Politik bir insan değilim (en son üniversitedeyken (lisans), ya neyse boşverin şimdi bu teraneleri…), gerçekçiyimdir, öyle iyi yürekli, birbirini seven insan topluluklarına da hiçbir zaman inanmadım (o dediğiniz Ertem Eğilmez filmleri idi, aman gerçek hayatla karıştırmayın). İstatistiğe güvendim, insanların (yığınların) az çok değil, tam olarak nasıl davranacaklarının analizlerini görüp hak verdim. Kendimce simetriden yola çıkarak bir hayat düsturu geliştirdim (çok merak ederseniz: mekan ve zaman değişimleri altında kendinizin dönüşmüş haliyle uyumlu olarak bir arada bulunabiliyorsanız, doğru yoldasınız demektir falan filan).
Kötülüğü bencillik, empati yoksunluğu olarak tanımlamıştım. Büyük ihtimalle kötü olmak elimden gelmediğinden, beceremediğimden dolayı (ellerini yukarı kaldırıp quote/unquote yapar) "iyi" taraftayım çünkü kötülük düşünmeye yatkınım ve böyle düşünme işini malesef iyi becerebiliyorum ("mutlu, huzurlu" yaşamımı insanların genel olarak kötü oldukları ve kötülük yapacakları varsayımına dayandırmaktayım).
Ne diyordum? Yukarıdaki üçgen Maslow’un gereksinimler tablosu: en alttan en üste. Aç olan, tehdit altında korkarak yaşayan bir insanın yıldızların hareketleri üzerine düşünmesini bekleyemezsiniz. O insanın kendinde böyle bir potansiyelin varlığını sorgulamasını bile bekleyemezsiniz.
Ben, ben, ben… Ben en nazik tanımlamayla "Bir Demet Tiyatro"nun Angut, pardon Tankut, pardon Anıl‘ı gibi, ya da Kaynanalar’ın Tijen‘i gibi bir şeyim; kabuğuma sığmaz taşarım, sonra da kabuğumu beğenmem, kaçarım. Kaçamam da. Bir garip bir şeyim.
Diyeceğim odur ki 2015 yılında geleceğe dair hiçbir umudum yok bir şekilde yaşamaktayım. Uzaylılar gelmedi, simülasyon olduğumuz da ortaya çıkmadı, sonumuz kötü (tarih bizi yazacak).
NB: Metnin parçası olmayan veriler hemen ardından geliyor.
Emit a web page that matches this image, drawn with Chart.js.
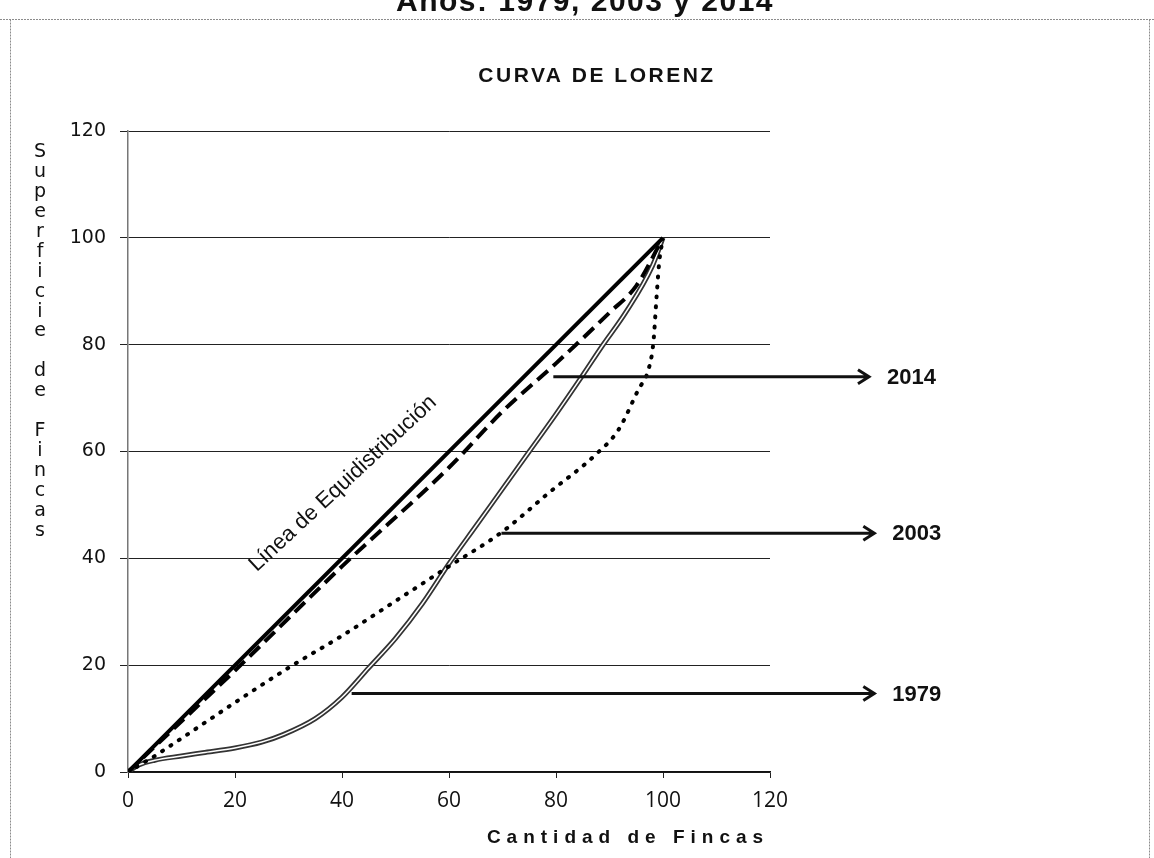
<!DOCTYPE html>
<html lang="es">
<head>
<meta charset="utf-8">
<title>Curva de Lorenz</title>
<script src="https://cdn.jsdelivr.net/npm/chart.js@4.4.1/dist/chart.umd.min.js"></script>
<style>
  html, body { margin: 0; padding: 0; background: #fff; }
  #contenedor { width: 1154px; height: 858px; position: relative; }
</style>
</head>
<body>
<div id="contenedor"><canvas id="lorenz"></canvas></div>
<script>
// Valores de los ejes
const ticksX = [0, 20, 40, 60, 80, 100, 120];
const ticksY = [0, 20, 40, 60, 80, 100, 120];

// Línea de equidistribución
const fincasEqui = [0, 100];
const superficieEqui = [0, 100];

// Curva 2014 (línea de trazos)
const fincas2014 = [0, 10, 20, 40, 60, 70, 80, 90, 95, 100];
const superficie2014 = [0, 9.5, 19, 38.5, 57, 67.5, 76.5, 86, 91, 100];

// Curva 2003 (punteada)
const fincas2003 = [0, 5, 10, 20, 30, 40, 50, 60, 70, 78.7, 87.4, 91.7, 95.4, 97.3, 98.2, 98.8, 99.3, 100];
const superficie2003 = [0, 3, 6.3, 13, 19.5, 25.5, 32, 38.5, 45, 52.3, 59.4, 64.1, 71.6, 75.4, 80.4, 89, 95.5, 100];

// Curva 1979 (línea doble)
const fincas1979 = [0, 2, 5, 10, 14, 20, 25, 29, 35, 40, 45, 50, 55, 60, 65, 70, 75, 80, 85, 88.6, 93, 98, 100];
const superficie1979 = [0, 1.3, 2.2, 3, 3.6, 4.5, 5.6, 7, 10, 14, 19.5, 25, 31.5, 39, 46, 53, 60, 67, 74.3, 79.7, 86, 94.7, 100];

// Flechas con el año de cada curva (en unidades de los ejes)
const etiquetasFlecha = ["2014", "2003", "1979"];
const flechaDesdeX = [79.5, 69.8, 41.8];
const flechaDesdeY = [74, 44.7, 14.7];
const flechaHastaX = [138.5, 139.5, 139.5];

// convierte dos listas en puntos {x, y}
function puntos(xs, ys) {
  return xs.map((x, i) => ({ x: x, y: ys[i] }));
}

// Dibujos que Chart.js no hace solo: marco, títulos, flechas, texto inclinado
const dibujoExtra = {
  id: "dibujoExtra",
  beforeDraw(chart) {
    const ctx = chart.ctx;
    ctx.save();
    ctx.strokeStyle = "#8c8c8c";
    ctx.lineWidth = 1;
    ctx.setLineDash([2, 1]);
    ctx.beginPath();
    ctx.moveTo(0, 19.5);
    ctx.lineTo(1154, 19.5);
    ctx.moveTo(10.5, 19.5);
    ctx.lineTo(10.5, 858);
    ctx.moveTo(1149.5, 19.5);
    ctx.lineTo(1149.5, 858);
    ctx.stroke();
    ctx.restore();
  },
  afterDraw(chart) {
    const ctx = chart.ctx;
    const sx = chart.scales.x;
    const sy = chart.scales.y;
    ctx.save();
    ctx.fillStyle = "#111";

    // título de arriba (cortado en el original)
    ctx.font = "bold 30px 'Liberation Sans', Arial, sans-serif";
    ctx.letterSpacing = "1.5px";
    ctx.textAlign = "center";
    ctx.textBaseline = "alphabetic";
    ctx.fillText("Años: 1979, 2003 y 2014", 585, 11);

    // título del gráfico
    ctx.font = "bold 21px 'Liberation Sans', Arial, sans-serif";
    ctx.letterSpacing = "2.5px";
    ctx.textBaseline = "middle";
    ctx.fillText("CURVA DE LORENZ", 597, 76);

    // título del eje y, letra por letra
    ctx.letterSpacing = "0px";
    ctx.font = "19px 'DejaVu Sans', Verdana, sans-serif";
    const letras = "Superficie de Fincas".split("");
    letras.forEach((l, i) => {
      if (l !== " ") ctx.fillText(l, 40, 152 + i * 19.95);
    });

    // título del eje x
    ctx.font = "bold 19px 'Liberation Sans', Arial, sans-serif";
    ctx.letterSpacing = "6px";
    ctx.fillText("Cantidad de Fincas", 628, 838);
    ctx.letterSpacing = "0px";

    // flechas con los años
    ctx.strokeStyle = "#111";
    ctx.lineWidth = 3;
    ctx.font = "bold 22px 'Liberation Sans', Arial, sans-serif";
    ctx.textAlign = "left";
    for (let i = 0; i < etiquetasFlecha.length; i++) {
      const x0 = sx.getPixelForValue(flechaDesdeX[i]);
      const x1 = sx.getPixelForValue(flechaHastaX[i]);
      const y0 = sy.getPixelForValue(flechaDesdeY[i]);
      ctx.beginPath();
      ctx.moveTo(x0, y0);
      ctx.lineTo(x1, y0);
      ctx.moveTo(x1 - 11, y0 - 7);
      ctx.lineTo(x1, y0);
      ctx.lineTo(x1 - 11, y0 + 7);
      ctx.stroke();
      ctx.fillText(etiquetasFlecha[i], x1 + 18, y0 + 1);
    }

    // texto sobre la línea de equidistribución
    ctx.font = "22px 'Liberation Sans', Arial, sans-serif";
    ctx.textAlign = "center";
    ctx.translate(sx.getPixelForValue(40.2), sy.getPixelForValue(54));
    ctx.rotate(-43 * Math.PI / 180);
    ctx.fillText("Línea de Equidistribución", 0, 0);
    ctx.restore();
  }
};

const config = {
  type: "scatter",
  data: {
    datasets: [
      {
        label: "Línea de Equidistribución",
        data: puntos(fincasEqui, superficieEqui),
        showLine: true,
        borderColor: "#000",
        borderWidth: 4,
        pointRadius: 0,
        order: 1,
      },
      {
        label: "2014",
        data: puntos(fincas2014, superficie2014),
        showLine: true,
        borderColor: "#000",
        borderWidth: 4,
        borderDash: [14, 7],
        cubicInterpolationMode: "monotone",
        pointRadius: 0,
        order: 2,
      },
      {
        label: "2003",
        data: puntos(fincas2003, superficie2003),
        showLine: true,
        borderColor: "#000",
        borderWidth: 4,
        borderDash: [1, 9],
        borderCapStyle: "round",
        cubicInterpolationMode: "monotone",
        pointRadius: 0,
        order: 3,
      },
      {
        label: "1979 (interior)",
        data: puntos(fincas1979, superficie1979),
        showLine: true,
        borderColor: "#fff",
        borderWidth: 1.5,
        cubicInterpolationMode: "monotone",
        pointRadius: 0,
        order: 4,
      },
      {
        label: "1979",
        data: puntos(fincas1979, superficie1979),
        showLine: true,
        borderColor: "#333",
        borderWidth: 5,
        cubicInterpolationMode: "monotone",
        pointRadius: 0,
        order: 5,
      },
    ],
  },
  options: {
    responsive: true,
    maintainAspectRatio: false,
    animation: false,
    layout: {
      padding: { left: 0, right: 384, top: 131, bottom: 0 },
    },
    plugins: {
      legend: { display: false },
      tooltip: { enabled: false },
      title: { display: false },
    },
    scales: {
      x: {
        type: "linear",
        min: ticksX[0],
        max: ticksX[ticksX.length - 1],
        afterBuildTicks: (scale) => {
          scale.ticks = ticksX.map((v) => ({ value: v }));
        },
        afterFit: (scale) => {
          scale.height = 86;
        },
        grid: {
          drawOnChartArea: false,
          drawTicks: true,
          tickLength: 6,
          color: "#222",
        },
        border: { color: "#111", width: 1.5 },
        ticks: {
          color: "#111",
          padding: 10,
          font: { family: "'Open Sans', sans-serif", size: 21 },
        },
      },
      y: {
        type: "linear",
        min: ticksY[0],
        max: ticksY[ticksY.length - 1],
        afterBuildTicks: (scale) => {
          scale.ticks = ticksY.map((v) => ({ value: v }));
        },
        afterFit: (scale) => {
          scale.width = 128;
        },
        grid: {
          color: "#222",
          lineWidth: 1,
          tickLength: 8,
        },
        border: { color: "#777", width: 1.5 },
        ticks: {
          color: "#111",
          padding: 14,
          font: { family: "'DejaVu Sans', Verdana, sans-serif", size: 19 },
        },
      },
    },
  },
  plugins: [dibujoExtra],
};

new Chart(document.querySelector("#lorenz"), config);
</script>
</body>
</html>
Her zaman yüksek sesle bağıran taraf haklı çıkacak, savunmanızda diretirseniz ya onlara benzeyeceksiniz ya da zaten hiçbir işe yaramayacak — zamanında da demişim, gittim buldum o yazıyı da.
Başa dönelim: benim böyle bir yazıyı yazmış olmam bile dünyanın çivisinin çıktığının kanıtı değil de nedir? Başa dönelim: bu yaşadığımız yer (evren bazında, lütfen kişiselleştirmeyelim), bir ceza kolonisi değil de nedir? Bu vesileyle benim yapamadığımı yapmış olan sevgili Wenjie Ye’ye de buradan on bin selam ederim.
Sözlerime ve ahkamlarıma burada son verirken, bize vaktiyle Baltimore Akıl Hastanesi’nden yazan arkadaş için geliyor: Smashing Pumpkins – Bullet with butterfly wings (aka "the world is a vampire / set to drain us").. Kırın, kırın taşları arkadaşlar… penaltı kol… gol.